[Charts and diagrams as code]

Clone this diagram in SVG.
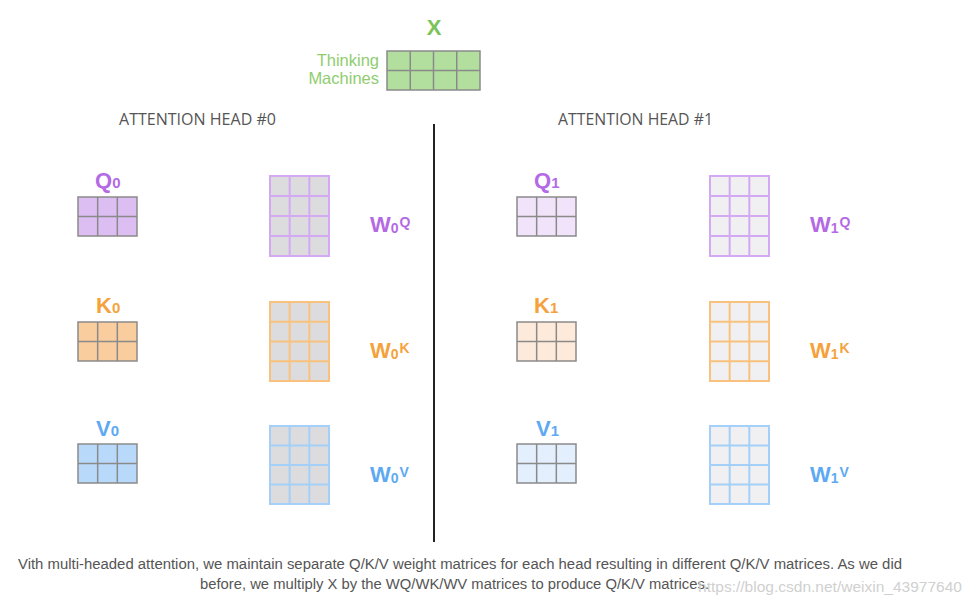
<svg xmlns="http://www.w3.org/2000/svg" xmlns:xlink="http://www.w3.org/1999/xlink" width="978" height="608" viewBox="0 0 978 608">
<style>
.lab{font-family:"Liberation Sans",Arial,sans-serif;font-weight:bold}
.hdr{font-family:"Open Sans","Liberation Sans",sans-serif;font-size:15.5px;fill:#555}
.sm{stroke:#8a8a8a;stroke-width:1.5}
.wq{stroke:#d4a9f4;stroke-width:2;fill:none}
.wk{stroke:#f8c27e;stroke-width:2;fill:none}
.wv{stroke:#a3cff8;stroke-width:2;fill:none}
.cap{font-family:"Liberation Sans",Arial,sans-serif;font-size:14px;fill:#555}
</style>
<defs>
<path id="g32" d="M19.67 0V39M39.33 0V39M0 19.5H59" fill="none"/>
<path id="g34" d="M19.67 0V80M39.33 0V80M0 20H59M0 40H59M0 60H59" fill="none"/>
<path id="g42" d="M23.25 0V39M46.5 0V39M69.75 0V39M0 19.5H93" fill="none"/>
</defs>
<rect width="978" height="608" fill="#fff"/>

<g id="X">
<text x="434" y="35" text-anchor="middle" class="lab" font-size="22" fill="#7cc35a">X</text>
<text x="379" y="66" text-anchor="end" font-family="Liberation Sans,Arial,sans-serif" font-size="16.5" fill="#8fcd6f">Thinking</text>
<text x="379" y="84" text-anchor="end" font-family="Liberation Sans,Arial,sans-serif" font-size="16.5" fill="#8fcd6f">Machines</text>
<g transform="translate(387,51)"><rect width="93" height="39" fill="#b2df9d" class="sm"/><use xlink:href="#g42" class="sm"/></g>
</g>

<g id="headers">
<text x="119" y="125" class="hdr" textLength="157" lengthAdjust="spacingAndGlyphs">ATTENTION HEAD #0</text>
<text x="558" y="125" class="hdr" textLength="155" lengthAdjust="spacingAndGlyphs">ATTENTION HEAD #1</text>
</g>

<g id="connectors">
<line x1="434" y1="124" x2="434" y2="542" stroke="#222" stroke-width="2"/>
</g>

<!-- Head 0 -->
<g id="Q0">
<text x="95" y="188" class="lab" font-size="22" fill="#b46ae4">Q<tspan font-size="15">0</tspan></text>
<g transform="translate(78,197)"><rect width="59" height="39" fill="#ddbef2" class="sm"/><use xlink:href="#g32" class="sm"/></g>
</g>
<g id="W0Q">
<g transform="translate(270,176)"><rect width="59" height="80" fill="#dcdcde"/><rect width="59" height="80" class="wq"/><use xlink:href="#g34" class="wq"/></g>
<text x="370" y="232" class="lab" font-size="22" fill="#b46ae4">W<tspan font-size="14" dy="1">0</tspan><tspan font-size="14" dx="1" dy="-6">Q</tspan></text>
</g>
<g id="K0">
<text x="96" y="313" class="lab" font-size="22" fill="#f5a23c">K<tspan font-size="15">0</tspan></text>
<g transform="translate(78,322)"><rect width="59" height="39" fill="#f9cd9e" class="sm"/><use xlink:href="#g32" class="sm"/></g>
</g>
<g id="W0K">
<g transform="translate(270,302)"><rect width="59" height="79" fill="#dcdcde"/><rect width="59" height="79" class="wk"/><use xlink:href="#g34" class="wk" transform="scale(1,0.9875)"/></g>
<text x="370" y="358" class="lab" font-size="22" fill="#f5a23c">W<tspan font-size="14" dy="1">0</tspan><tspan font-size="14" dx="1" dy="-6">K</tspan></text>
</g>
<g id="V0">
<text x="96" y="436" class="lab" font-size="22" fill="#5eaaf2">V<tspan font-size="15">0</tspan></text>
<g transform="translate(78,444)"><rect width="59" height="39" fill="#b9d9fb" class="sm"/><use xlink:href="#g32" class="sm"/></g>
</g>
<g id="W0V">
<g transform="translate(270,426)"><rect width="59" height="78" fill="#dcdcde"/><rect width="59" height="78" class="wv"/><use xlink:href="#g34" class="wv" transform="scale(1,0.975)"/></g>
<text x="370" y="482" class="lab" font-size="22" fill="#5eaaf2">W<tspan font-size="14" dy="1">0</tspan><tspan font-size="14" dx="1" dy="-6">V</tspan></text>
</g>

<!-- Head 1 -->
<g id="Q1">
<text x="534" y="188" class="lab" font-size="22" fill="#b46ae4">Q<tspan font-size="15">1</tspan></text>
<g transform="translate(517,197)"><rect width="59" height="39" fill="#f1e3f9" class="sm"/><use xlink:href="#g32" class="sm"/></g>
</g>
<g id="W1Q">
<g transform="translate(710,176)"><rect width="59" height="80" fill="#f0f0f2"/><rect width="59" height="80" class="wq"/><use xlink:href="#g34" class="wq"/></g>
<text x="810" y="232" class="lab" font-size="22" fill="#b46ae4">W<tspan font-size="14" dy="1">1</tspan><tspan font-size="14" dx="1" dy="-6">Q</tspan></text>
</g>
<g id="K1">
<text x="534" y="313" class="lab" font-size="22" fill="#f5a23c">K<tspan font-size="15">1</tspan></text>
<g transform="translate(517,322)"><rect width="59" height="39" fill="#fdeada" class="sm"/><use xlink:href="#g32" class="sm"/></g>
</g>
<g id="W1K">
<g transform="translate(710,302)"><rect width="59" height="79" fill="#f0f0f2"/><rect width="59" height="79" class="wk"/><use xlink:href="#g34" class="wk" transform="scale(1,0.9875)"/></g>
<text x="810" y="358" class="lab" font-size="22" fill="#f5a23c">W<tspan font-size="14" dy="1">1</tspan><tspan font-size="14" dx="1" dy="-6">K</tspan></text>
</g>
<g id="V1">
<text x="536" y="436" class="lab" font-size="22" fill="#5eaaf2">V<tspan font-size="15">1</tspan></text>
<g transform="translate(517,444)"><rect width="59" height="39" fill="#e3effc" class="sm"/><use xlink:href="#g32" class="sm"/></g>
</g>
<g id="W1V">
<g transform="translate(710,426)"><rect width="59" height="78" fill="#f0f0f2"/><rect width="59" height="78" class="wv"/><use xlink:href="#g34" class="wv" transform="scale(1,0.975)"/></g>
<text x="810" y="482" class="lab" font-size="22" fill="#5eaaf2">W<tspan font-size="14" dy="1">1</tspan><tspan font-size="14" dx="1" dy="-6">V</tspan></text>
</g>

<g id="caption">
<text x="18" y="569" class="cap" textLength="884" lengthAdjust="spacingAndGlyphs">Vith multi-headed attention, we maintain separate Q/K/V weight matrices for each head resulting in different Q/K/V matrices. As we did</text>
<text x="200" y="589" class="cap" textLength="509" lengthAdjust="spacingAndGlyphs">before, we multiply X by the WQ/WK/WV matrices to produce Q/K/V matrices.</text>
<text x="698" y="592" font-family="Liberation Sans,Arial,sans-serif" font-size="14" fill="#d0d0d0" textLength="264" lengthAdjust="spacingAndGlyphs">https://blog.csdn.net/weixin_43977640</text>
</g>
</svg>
---
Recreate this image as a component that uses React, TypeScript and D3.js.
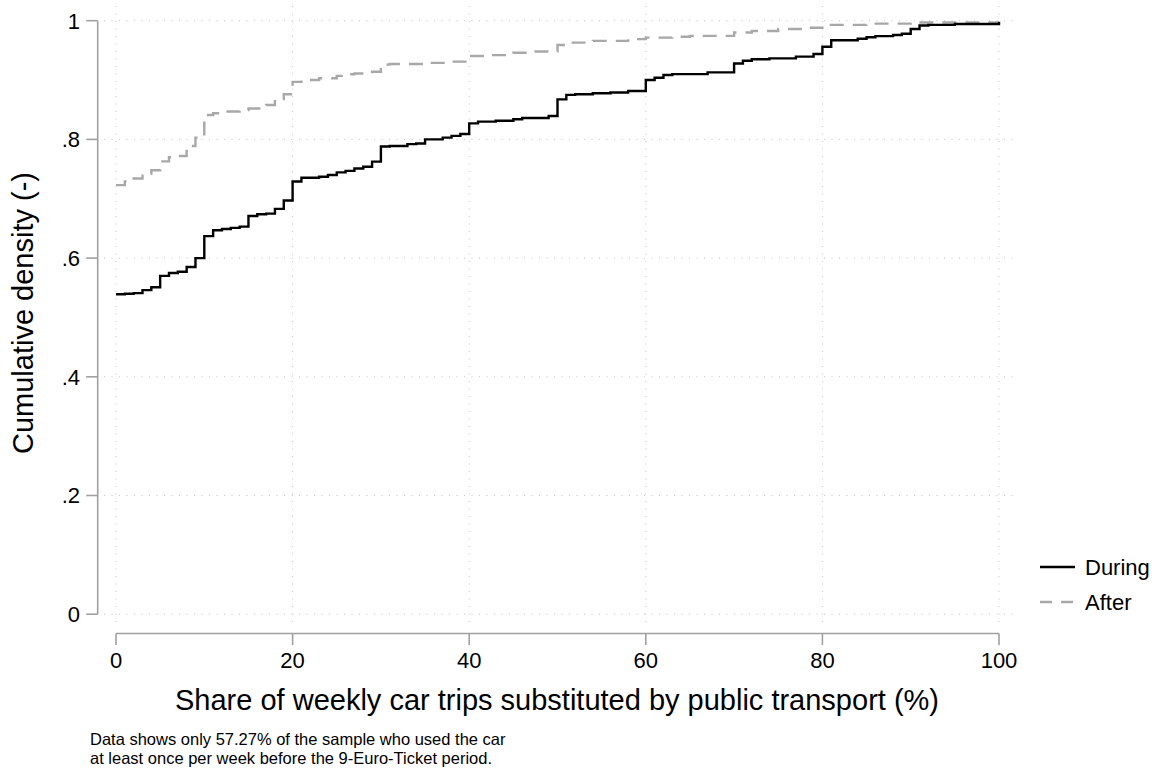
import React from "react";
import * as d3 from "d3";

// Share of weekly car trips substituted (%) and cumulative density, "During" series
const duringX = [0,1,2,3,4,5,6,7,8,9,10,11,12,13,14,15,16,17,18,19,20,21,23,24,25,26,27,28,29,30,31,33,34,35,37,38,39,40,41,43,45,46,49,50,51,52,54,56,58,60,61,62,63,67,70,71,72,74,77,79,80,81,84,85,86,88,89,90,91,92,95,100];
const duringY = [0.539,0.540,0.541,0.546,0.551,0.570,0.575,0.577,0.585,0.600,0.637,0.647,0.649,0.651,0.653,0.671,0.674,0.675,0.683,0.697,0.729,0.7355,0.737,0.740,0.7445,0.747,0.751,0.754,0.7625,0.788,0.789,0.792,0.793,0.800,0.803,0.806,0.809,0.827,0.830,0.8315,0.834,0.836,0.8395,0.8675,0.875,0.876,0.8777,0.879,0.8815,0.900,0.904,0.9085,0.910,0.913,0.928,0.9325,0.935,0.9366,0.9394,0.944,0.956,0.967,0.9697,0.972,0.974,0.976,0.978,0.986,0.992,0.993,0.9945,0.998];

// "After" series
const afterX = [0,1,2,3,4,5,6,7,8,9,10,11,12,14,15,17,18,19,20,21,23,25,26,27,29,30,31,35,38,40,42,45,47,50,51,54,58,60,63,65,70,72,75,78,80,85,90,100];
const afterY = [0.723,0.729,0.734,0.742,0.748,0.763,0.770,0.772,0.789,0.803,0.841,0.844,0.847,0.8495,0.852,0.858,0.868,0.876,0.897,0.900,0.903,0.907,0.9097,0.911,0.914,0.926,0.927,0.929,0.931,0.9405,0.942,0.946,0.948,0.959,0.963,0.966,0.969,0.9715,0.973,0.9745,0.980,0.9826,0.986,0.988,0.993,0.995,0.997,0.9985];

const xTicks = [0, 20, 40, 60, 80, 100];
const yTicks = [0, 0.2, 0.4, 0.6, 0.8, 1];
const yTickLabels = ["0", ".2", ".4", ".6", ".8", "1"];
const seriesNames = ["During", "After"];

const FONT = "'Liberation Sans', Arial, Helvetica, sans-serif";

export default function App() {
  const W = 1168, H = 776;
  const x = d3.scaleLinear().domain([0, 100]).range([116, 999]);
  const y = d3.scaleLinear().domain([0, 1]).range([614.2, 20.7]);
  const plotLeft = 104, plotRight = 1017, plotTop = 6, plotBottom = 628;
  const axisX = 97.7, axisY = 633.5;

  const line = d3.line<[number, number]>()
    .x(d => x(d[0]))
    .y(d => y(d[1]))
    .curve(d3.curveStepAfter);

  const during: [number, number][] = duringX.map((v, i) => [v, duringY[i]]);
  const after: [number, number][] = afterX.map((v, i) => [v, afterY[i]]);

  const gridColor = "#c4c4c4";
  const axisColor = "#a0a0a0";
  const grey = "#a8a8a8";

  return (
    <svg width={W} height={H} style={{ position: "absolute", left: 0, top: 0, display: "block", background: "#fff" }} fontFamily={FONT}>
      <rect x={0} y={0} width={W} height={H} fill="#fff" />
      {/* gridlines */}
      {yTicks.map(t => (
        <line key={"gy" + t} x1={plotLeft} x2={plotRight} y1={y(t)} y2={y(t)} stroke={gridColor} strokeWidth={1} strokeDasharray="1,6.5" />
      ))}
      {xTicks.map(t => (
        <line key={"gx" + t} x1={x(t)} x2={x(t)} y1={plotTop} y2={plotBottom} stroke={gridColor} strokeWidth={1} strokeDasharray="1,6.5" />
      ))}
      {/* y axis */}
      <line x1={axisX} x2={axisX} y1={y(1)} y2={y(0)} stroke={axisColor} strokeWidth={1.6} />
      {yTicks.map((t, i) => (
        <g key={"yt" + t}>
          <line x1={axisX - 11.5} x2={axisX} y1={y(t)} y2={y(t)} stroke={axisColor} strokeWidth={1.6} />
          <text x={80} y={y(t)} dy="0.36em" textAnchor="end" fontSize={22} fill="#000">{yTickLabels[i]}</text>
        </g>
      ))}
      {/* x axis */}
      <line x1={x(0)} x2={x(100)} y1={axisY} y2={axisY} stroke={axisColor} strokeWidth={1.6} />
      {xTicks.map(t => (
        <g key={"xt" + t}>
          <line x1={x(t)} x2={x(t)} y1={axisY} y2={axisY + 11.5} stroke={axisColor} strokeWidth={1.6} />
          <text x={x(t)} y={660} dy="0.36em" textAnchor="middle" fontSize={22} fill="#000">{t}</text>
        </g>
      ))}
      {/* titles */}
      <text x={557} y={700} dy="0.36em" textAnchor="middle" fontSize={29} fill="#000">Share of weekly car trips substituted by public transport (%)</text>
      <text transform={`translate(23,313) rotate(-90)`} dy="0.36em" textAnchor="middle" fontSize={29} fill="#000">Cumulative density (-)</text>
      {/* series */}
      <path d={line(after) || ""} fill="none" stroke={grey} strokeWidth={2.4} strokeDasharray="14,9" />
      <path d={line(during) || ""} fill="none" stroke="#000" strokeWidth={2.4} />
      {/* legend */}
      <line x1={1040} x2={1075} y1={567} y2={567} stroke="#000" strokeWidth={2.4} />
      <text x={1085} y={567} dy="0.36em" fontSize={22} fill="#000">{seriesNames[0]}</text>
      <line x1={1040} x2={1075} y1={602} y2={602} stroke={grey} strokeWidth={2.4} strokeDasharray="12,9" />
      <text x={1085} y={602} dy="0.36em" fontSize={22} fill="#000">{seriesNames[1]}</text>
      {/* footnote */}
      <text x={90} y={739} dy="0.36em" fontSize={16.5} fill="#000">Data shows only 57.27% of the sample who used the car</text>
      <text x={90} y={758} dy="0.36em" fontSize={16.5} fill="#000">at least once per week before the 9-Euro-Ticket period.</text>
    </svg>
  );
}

Task to carry out: Each line in the listing above either holds the string "this" or does not; state how many do, giving the number only.

Expected answer: 2